Blood transfusions may be used to replace red blood cells, white blood cells or platelets. They help to treat symptoms like anemia, fatigue, and shortness of breath in patients with myelodysplastic syndromes.
The common medications used in the treatment of myelodysplastic syndromes include:
Growth factors – These helps promote blood cell production and reduce the need for blood transfusions.
Chemotherapy – This therapy helps kill the abnormal cells of the bone marrow and bring back its ability to produce functional blood cells. It also helps to reduce the risk of acute myeloid leukemia.

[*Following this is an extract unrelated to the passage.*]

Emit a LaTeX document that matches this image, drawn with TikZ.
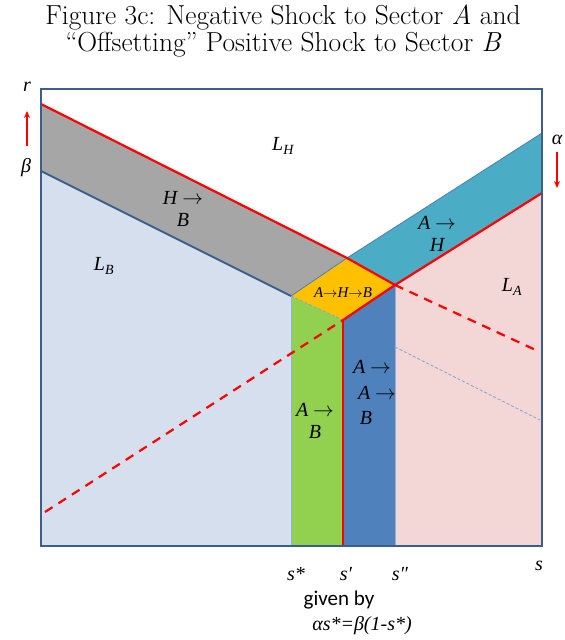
\documentclass[tikz,border=0pt]{standalone}
\usepackage{fontspec}
\usetikzlibrary{arrows.meta}
\newfontfamily\tnr{Liberation Serif}
\newfontfamily\calfont{Carlito}
\definecolor{frameblue}{HTML}{3B5E8C}
\definecolor{thinblue}{HTML}{4A7EBB}
\definecolor{grayband}{HTML}{A6A6A6}
\definecolor{lightblue}{HTML}{D5DFEE}
\definecolor{tealc}{HTML}{4BACC6}
\definecolor{orangec}{HTML}{FFC000}
\definecolor{greenc}{HTML}{92D050}
\definecolor{bluec}{HTML}{4F81BD}
\definecolor{pinkc}{HTML}{F2D7D6}
\definecolor{redc}{HTML}{FF0000}
\newcommand{\rarr}{\ensuremath{\rightarrow}}
\tikzset{
  lbl/.style={font=\tnr\itshape\fontsize{20}{22}\selectfont, inner sep=0pt},
  redline/.style={redc, line width=2.2pt},
  reddash/.style={redc, line width=2.2pt, dash pattern=on 9pt off 7pt},
  betaline/.style={frameblue, line width=2pt},
  alphaline/.style={thinblue, line width=0.8pt},
  thindash/.style={thinblue!70, line width=0.8pt, dash pattern=on 3pt off 2pt},
  redarrow/.style={redc, line width=1.6pt, -{Stealth[length=7pt,width=6pt]}}
}
\begin{document}
\begin{tikzpicture}[x=1pt,y=-1pt]
\useasboundingbox (0,0) rectangle (565,640);
\fill[white] (0,0) rectangle (565,640);
% key coordinates
\coordinate (TL) at (41,89);
\coordinate (BR) at (542,546);
\coordinate (rb0) at (41,104);
\coordinate (bb0) at (41,171);
\coordinate (L) at (291,296);
\coordinate (T) at (347,258);
\coordinate (R) at (395,285);
\coordinate (M) at (343,320);
\coordinate (a1) at (542,133);
\coordinate (a2) at (542,193);
\coordinate (rbe) at (540,352);
\coordinate (bbe) at (540,420);
\coordinate (ra0) at (45,512);
\coordinate (Lb) at (291,546);
\coordinate (Mb) at (343,546);
\coordinate (Rb) at (395,546);
\coordinate (bb1) at (395,347);
% regions
\fill[lightblue] (bb0) -- (L) -- (Lb) -- (41,546) -- cycle;
\fill[grayband] (rb0) -- (T) -- (L) -- (bb0) -- cycle;
\fill[tealc] (T) -- (a1) -- (a2) -- (R) -- cycle;
\fill[orangec] (L) -- (T) -- (R) -- (M) -- cycle;
\fill[greenc] (L) -- (M) -- (Mb) -- (Lb) -- cycle;
\fill[bluec] (M) -- (R) -- (Rb) -- (Mb) -- cycle;
\fill[pinkc] (R) -- (a2) -- (BR) -- (Rb) -- cycle;
% lines
\draw[thindash] (L) -- (M);
\draw[thindash] (bb1) -- (bbe);
\draw[thinblue!60, line width=0.8pt] (L) -- (Lb);
\draw[thinblue!60, line width=0.8pt] (R) -- (Rb);
\draw[alphaline] (L) -- (T) -- (a1);
\draw[betaline] (bb0) -- (L);
\draw[reddash] (ra0) -- (M);
\draw[reddash] (R) -- (rbe);
\draw[redline] (rb0) -- (T) -- (R);
\draw[redline] (M) -- (R) -- (a2);
\draw[redline] (M) -- (Mb);
% frame
\draw[frameblue, line width=2.2pt] (TL) rectangle (BR);
% title
\node[font=\fontsize{27.5}{30}\selectfont, inner sep=0pt] (t1) at (283,17) {Figure 3c: Negative Shock to Sector {\itshape A} and};
\node[font=\fontsize{27.5}{30}\selectfont, inner sep=0pt] (t2) at (283,45) {“Offsetting” Positive Shock to Sector {\itshape B}};
% axis labels
\node[lbl] (r) at (27,87) {r};
\node[lbl] (beta) at (26,168) {β};
\node[lbl] (alpha) at (557,140) {α};
\coordinate (ua0) at (27,146);
\coordinate (ua1) at (27,111);
\draw[redarrow] (ua0) -- (ua1);
\coordinate (da0) at (557,152);
\coordinate (da1) at (557,188);
\draw[redarrow] (da0) -- (da1);
% region labels
\node[lbl] (LH) at (283,146) {L\textsubscript{H}};
\node[lbl] (LB) at (104,266) {L\textsubscript{B}};
\node[lbl] (LA) at (512,287) {L\textsubscript{A}};
\node[lbl, align=center] (HB) at (183,209) {H \rarr\\B};
\node[lbl, align=center] (AH) at (437,234) {A \rarr\\H};
\node[lbl, font=\tnr\itshape\fontsize{15}{16}\selectfont] (AHB) at (343,293) {A\rarr H\rarr B};
\node[lbl, align=center] (AB1) at (315,421) {A \rarr\\B};
\node[lbl] (AB2a) at (372,367) {A \rarr};
\node[lbl] (AB2b) at (377,393) {A \rarr};
\node[lbl] (AB2c) at (366,418) {B};
% bottom labels
\node[lbl] (ss) at (296,574) {s*};
\node[lbl] (sp) at (346,574) {s′};
\node[lbl] (spp) at (400,574) {s″};
\node[lbl] (s) at (539,566) {s};
\node[font=\calfont\fontsize{21}{24}\selectfont, inner sep=0pt] (gb) at (339,600) {given by};
\node[lbl] (eq) at (362,626) {αs*=β(1-s*)};
\end{tikzpicture}
\end{document}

Immune modulators – These agents suppress the myelodysplastic syndrome cells and also alter the immune system. It works well for mild myelodysplastic syndrome and in people with deletion of 5q chromosome.
Immune suppressants – These drugs are used to suppress the immune system and reduce the need for red blood transfusions.
Antibiotics - Infections are frequent complications in patients with myelodysplastic syndrome either due to low blood counts or immune therapies. Hence, antibiotics may be recommended to treat infections.
Bone marrow transplant
A bone marrow transplant (stem cell transplant) is often a curative treatment for myelodysplastic syndromes, where the patient receives new stem cells that can grow into healthy blood cells in the bone marrow. During the procedure, high doses of chemotherapy is used to kill the defective blood cells in the bone marrow and then are replaced with healthy cells obtained from a donor (allogeneic transplant).
The prognosis is determined based on the results obtained from diagnostic tests. The blood counts, percentage of immature blood cells (blast cells) in the bone marrow, and the types of chromosomal abnormalities together affect the prognosis of the condition. The average survival for a patient with mild disease at the time of diagnosis could be around 5.7 years, and 0.4 years for a patient with severe disease.